• The task: From the listing below, select every line where the word "chart" appears.

Records with drawing code:
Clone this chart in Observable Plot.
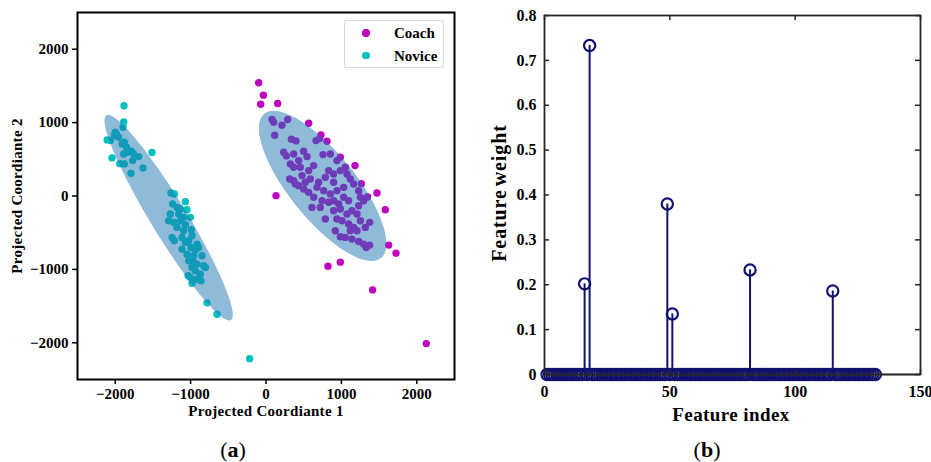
<!DOCTYPE html>
<html>
<head>
<meta charset="utf-8">
<script src="https://cdn.jsdelivr.net/npm/d3@7"></script>
<script src="https://cdn.jsdelivr.net/npm/@observablehq/plot@0.6"></script>
<style>
  html, body { margin: 0; padding: 0; background: #fff; }
  #fig { position: relative; width: 931px; height: 462px; background: #fff; overflow: hidden;
         font-family: "Liberation Serif", "DejaVu Serif", serif; color: #000; }
  .lbl { position: absolute; font-weight: bold; white-space: nowrap; line-height: 1; }
  .cap { position: absolute; font-size: 22px; line-height: 1; white-space: nowrap; transform: translate(-50%, -50%); }
  .legend { position: absolute; left: 344px; top: 20px; width: 100px; height: 48px; border: 1px solid #d6d6d6;
            border-radius: 3px; background: rgba(255,255,255,0.85); box-sizing: border-box; }
  .legend .sw { position: absolute; width: 7.4px; height: 7.4px; border-radius: 50%; }
  .legend .tx { position: absolute; font-weight: bold; font-size: 15px; line-height: 1; transform: translateY(-50%); }
</style>
</head>
<body>
<div id="fig">
  <div id="pa" style="position:absolute;left:0;top:0"></div>
  <div id="pb" style="position:absolute;left:470px;top:0"></div>
</div>
<script>
// ---------- Panel (a) data: projected coordinates ----------
const coachX = [-97,-35,-71,155,133,822,986,1414,2126,1472,1582,1627,1724,1348,1264,1180,986,566,729,809,
  80,102,212,287,115,336,398,663,712,234,270,367,499,756,853,544,323,433,455,566,632,314,367,477,588,698,787,897,941,1052,986,831,
  676,765,853,941,1030,1118,1162,1229,632,743,831,897,964,986,1074,1140,1229,1251,433,499,566,787,897,941,1008,1096,1162,1251,1317,1375,
  919,986,1052,1140,1229,1295,1330,1375,1207,1118,720,610,522,389,367,897,1096,1207,1295,1030,1074];
const coachY = [1542,1374,1251,1260,5,-956,-901,-1279,-2011,41,-187,-669,-778,-14,168,414,528,992,833,746,
  1042,1006,965,1042,828,774,751,755,783,596,546,573,610,564,573,537,437,482,391,346,414,232,209,278,232,187,255,300,482,391,346,346,
  118,73,27,73,118,232,164,73,-18,-64,-86,-64,-109,-177,-246,-200,-132,-18,141,96,50,-314,-200,-314,-337,-382,-428,-337,-428,-359,
  -473,-555,-564,-587,-619,-655,-701,-669,-473,-473,-155,-155,187,164,391,187,-64,-246,-64,-18,300];
const noviceX = [-1883,-1887,-2108,-2042,-1940,-1512,-1070,-1048,-990,-782,-650,-217,-1034,-981,
  -2064,-2011,-1985,-1954,-1909,-1879,-1852,-1887,-1843,-1786,-1755,-1688,-1768,-1879,-1896,-1790,-1631,-1998,
  -1260,-1216,-1238,-1180,-1136,-1269,-1291,-1224,-1136,-1092,-1180,-1070,-1246,-1216,-1114,-1070,-1025,-981,-915,-995,-937,-1114,
  -1048,-959,-893,-849,-827,-915,-981,-937,-871,-804,-1003,-915,-862,-959,-1025,-1092,-1158,-1003];
const noviceY = [1229,1010,764,519,441,592,-77,-187,-460,-1456,-1611,-2216,-1087,-1188,
  755,824,846,801,710,733,664,573,596,610,573,537,482,437,937,309,382,869,
  41,27,-109,-155,-177,-246,-337,-359,-337,-291,-428,-391,-564,-610,-564,-632,-610,-541,-655,-701,-737,-724,
  -792,-814,-701,-814,-951,-928,-974,-1019,-1065,-974,-1110,-1133,-1156,-905,-883,-473,-246,-291];
// confidence ellipses: centre, major half-axis vector, minor half-axis vector (data units)
const ellipseGroups = ["Novice", "Coach"];
const ellipseCenter = [[-1291, -296], [751, 137]];
const ellipseMajor  = [[826, -1395], [774, -983]];
const ellipseMinor  = [[204, 128], [340, 283]];
const ticksA = [-2000, -1000, 0, 1000, 2000];
const seriesNames = ["Coach", "Novice"];
const seriesColors = ["#bf00bf", "#00bfbf"];

// ---------- Panel (b) data: feature weights ----------
const nFeatures = 132;
const nonzeroIndex  = [16, 18, 49, 51, 82, 115];
const nonzeroWeight = [0.202, 0.733, 0.380, 0.135, 0.233, 0.186];
const ticksBX = [0, 50, 100, 150];
const ticksBY = [0, 0.1, 0.2, 0.3, 0.4, 0.5, 0.6, 0.7, 0.8];

// ---------- build tables ----------
const coach = coachX.map((x, i) => ({x, y: coachY[i]}));
const novice = noviceX.map((x, i) => ({x, y: noviceY[i]}));
const ellipses = ellipseGroups.flatMap((g, k) => d3.range(0, 360, 4).map(deg => {
  const t = deg * Math.PI / 180, c = Math.cos(t), s = Math.sin(t);
  return {g,
    x: ellipseCenter[k][0] + c * ellipseMajor[k][0] + s * ellipseMinor[k][0],
    y: ellipseCenter[k][1] + c * ellipseMajor[k][1] + s * ellipseMinor[k][1]};
}));
const features = d3.range(1, nFeatures + 1).map(i => {
  const j = nonzeroIndex.indexOf(i);
  return {i, w: j >= 0 ? nonzeroWeight[j] : 0};
});
const minusFmt = d => d < 0 ? "\u2212" + Math.abs(d) : String(d);
const serif = "'Liberation Serif', 'DejaVu Serif', serif";

// ---------- Panel (a) ----------
const plotA = Plot.plot({
  width: 470, height: 420,
  marginLeft: 77, marginRight: 16, marginTop: 12, marginBottom: 41,
  style: {fontFamily: serif, fontWeight: "bold", fontSize: "15px", color: "#000", background: "transparent"},
  x: {domain: [-2500, 2500]},
  y: {domain: [-2500, 2500]},
  marks: [
    Plot.dot(coach, {x: "x", y: "y", r: 3.7, fill: seriesColors[0], stroke: "none"}),
    Plot.dot(novice, {x: "x", y: "y", r: 3.7, fill: seriesColors[1], stroke: "none"}),
    Plot.line(ellipses, {x: "x", y: "y", z: "g", curve: "linear-closed", fill: "#1f77b4", fillOpacity: 0.5, stroke: "none"}),
    Plot.frame({stroke: "#000", strokeWidth: 2}),
    Plot.axisX({ticks: ticksA, tickFormat: minusFmt, tickSize: 5, tickPadding: 4, strokeWidth: 1.5, label: null, fontSize: 15, fontWeight: "bold"}),
    Plot.axisY({ticks: ticksA, tickFormat: minusFmt, tickSize: 5, tickPadding: 4, strokeWidth: 1.5, label: null, fontSize: 15, fontWeight: "bold"})
  ]
});
document.getElementById("pa").appendChild(plotA);

// ---------- Panel (b) ----------
const navy = "#12126e";
const bW = 461, bH = 420, bL = 74, bR = 11, bT = 15, bB = 46;
const innerW = bW - bL - bR, innerH = bH - bT - bB, tk = 5;
const plotB = Plot.plot({
  width: bW, height: bH,
  marginLeft: bL, marginRight: bR, marginTop: bT, marginBottom: bB,
  style: {fontFamily: serif, fontWeight: "bold", fontSize: "16px", color: "#000", background: "transparent"},
  x: {domain: [0, 150]},
  y: {domain: [0, 0.8]},
  marks: [
    Plot.ruleX(features.filter(d => d.w > 0), {x: "i", y1: 0, y2: "w", stroke: navy, strokeWidth: 2}),
    Plot.dot(features, {x: "i", y: "w", r: 5.6, stroke: navy, strokeWidth: 2.2, fill: "none"}),
    Plot.ruleY([0], {stroke: "#3a3a3a", strokeWidth: 1.5}),
    // inward ticks on all four sides (MATLAB box style)
    Plot.tickX(ticksBX, {x: d => d, insetTop: innerH - tk, stroke: "#262626", strokeWidth: 1.5}),
    Plot.tickX(ticksBX, {x: d => d, insetBottom: innerH - tk, stroke: "#262626", strokeWidth: 1.5}),
    Plot.tickY(ticksBY, {y: d => d, insetRight: innerW - tk, stroke: "#262626", strokeWidth: 1.5}),
    Plot.tickY(ticksBY, {y: d => d, insetLeft: innerW - tk, stroke: "#262626", strokeWidth: 1.5}),
    Plot.frame({stroke: "#262626", strokeWidth: 1.8}),
    Plot.axisX({anchor: "bottom", ticks: ticksBX, tickSize: 0, tickPadding: 11, label: null, fontSize: 16, fontWeight: "bold"}),
    Plot.axisY({anchor: "left", ticks: ticksBY, tickFormat: d => d === 0 ? "0" : d3.format(".1f")(d), tickSize: 0, tickPadding: 8, label: null, fontSize: 16, fontWeight: "bold"})
  ]
});
document.getElementById("pb").appendChild(plotB);

// ---------- text: axis labels, legend, captions ----------
const fig = document.getElementById("fig");
function addLabel(text, x, y, size, rotate, spacing, wordSpacing) {
  const el = document.createElement("div");
  el.className = "lbl";
  el.textContent = text;
  el.style.fontSize = size + "px";
  el.style.left = x + "px";
  el.style.top = y + "px";
  if (spacing) el.style.letterSpacing = spacing + "px";
  if (wordSpacing) el.style.wordSpacing = wordSpacing + "px";
  el.style.transform = "translate(-50%, -50%)" + (rotate ? " rotate(-90deg)" : "");
  fig.appendChild(el);
}
addLabel("Projected Coordiante 1", 266, 411, 15, false, 0.3);
addLabel("Projected Coordiante 2", 17, 196, 15, true, 0.3);
addLabel("Feature index", 731, 414, 19, false, 0.4);
addLabel("Feature weight", 499, 193, 20, true, 0.9, -3);

const lg = document.createElement("div");
lg.className = "legend";
seriesNames.forEach((name, k) => {
  const sw = document.createElement("div");
  sw.className = "sw";
  sw.style.background = seriesColors[k];
  sw.style.left = (22 - 3.7 - 1) + "px";
  sw.style.top = (13 + k * 22.7 - 3.7 - 1) + "px";
  lg.appendChild(sw);
  const tx = document.createElement("div");
  tx.className = "tx";
  tx.textContent = name;
  tx.style.left = "49px";
  tx.style.top = (12 + k * 22.7) + "px";
  lg.appendChild(tx);
});
fig.appendChild(lg);

[["(", "a", ")", 233], ["(", "b", ")", 707]].forEach(([l, m, r, x]) => {
  const c = document.createElement("div");
  c.className = "cap";
  c.style.left = x + "px";
  c.style.top = "450px";
  c.innerHTML = l + "<b>" + m + "</b>" + r;
  fig.appendChild(c);
});
</script>
</body>
</html>
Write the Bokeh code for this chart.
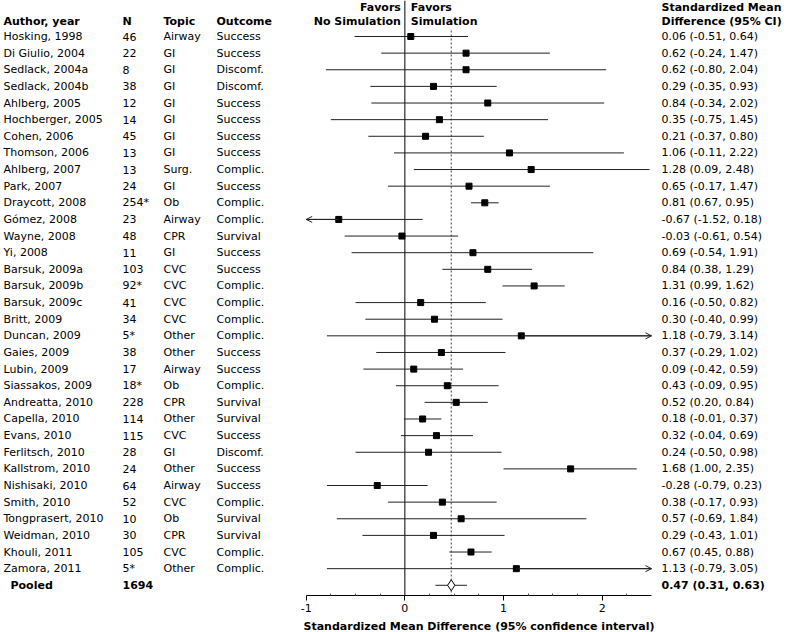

• Answer to this task:
Clone this chart in Observable Plot.
Write the Bokeh code for this chart.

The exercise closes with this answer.